_WORK REQUIRED:_ Reproduce each line that includes the word "matplotlib".

□ □ □

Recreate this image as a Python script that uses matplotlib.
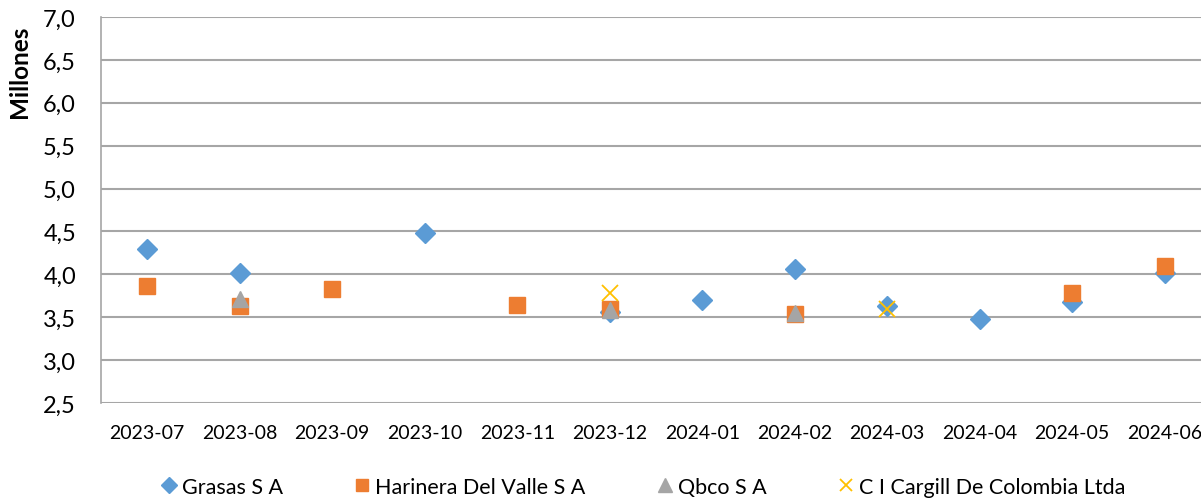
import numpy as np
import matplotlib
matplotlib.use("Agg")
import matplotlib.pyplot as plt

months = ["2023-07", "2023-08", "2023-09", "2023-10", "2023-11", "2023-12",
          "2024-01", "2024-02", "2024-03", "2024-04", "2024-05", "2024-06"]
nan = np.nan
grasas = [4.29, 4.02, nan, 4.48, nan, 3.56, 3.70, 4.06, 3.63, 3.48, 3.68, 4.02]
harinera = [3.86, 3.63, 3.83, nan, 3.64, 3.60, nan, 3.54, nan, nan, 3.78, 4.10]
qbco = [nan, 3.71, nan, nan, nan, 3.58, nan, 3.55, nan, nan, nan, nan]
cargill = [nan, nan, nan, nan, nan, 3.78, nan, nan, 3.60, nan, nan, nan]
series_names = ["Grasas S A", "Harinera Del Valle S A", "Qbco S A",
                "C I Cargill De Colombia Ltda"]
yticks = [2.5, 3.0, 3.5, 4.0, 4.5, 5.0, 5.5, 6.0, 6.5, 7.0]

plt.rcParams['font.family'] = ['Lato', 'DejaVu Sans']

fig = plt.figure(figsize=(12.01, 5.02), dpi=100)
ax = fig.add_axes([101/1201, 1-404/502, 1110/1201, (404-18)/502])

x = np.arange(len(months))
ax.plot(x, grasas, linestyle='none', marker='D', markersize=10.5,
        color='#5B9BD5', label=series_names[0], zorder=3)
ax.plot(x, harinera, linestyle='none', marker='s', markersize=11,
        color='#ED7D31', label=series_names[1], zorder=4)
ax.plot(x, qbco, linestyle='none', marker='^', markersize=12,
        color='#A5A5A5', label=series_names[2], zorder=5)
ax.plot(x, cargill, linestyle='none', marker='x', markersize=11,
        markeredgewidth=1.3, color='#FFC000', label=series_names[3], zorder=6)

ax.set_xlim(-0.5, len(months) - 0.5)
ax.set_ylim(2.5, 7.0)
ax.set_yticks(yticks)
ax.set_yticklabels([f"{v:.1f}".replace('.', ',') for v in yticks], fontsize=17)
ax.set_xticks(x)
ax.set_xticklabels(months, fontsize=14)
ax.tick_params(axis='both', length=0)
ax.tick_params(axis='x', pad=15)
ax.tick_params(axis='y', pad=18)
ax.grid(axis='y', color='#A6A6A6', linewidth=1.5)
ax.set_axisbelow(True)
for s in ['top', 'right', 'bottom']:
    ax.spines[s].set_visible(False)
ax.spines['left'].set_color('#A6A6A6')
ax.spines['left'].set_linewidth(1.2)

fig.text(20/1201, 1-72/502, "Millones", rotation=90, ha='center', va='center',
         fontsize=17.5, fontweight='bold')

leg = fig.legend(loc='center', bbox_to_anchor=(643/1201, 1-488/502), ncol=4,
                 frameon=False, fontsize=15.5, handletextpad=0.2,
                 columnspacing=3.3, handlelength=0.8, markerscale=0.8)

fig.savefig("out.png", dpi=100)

□ □ □

_RESPONSE TO THIS EXERCISE:_
Recreate this image as a Python script that uses matplotlib.
import matplotlib
matplotlib.use("Agg")
import matplotlib.pyplot as plt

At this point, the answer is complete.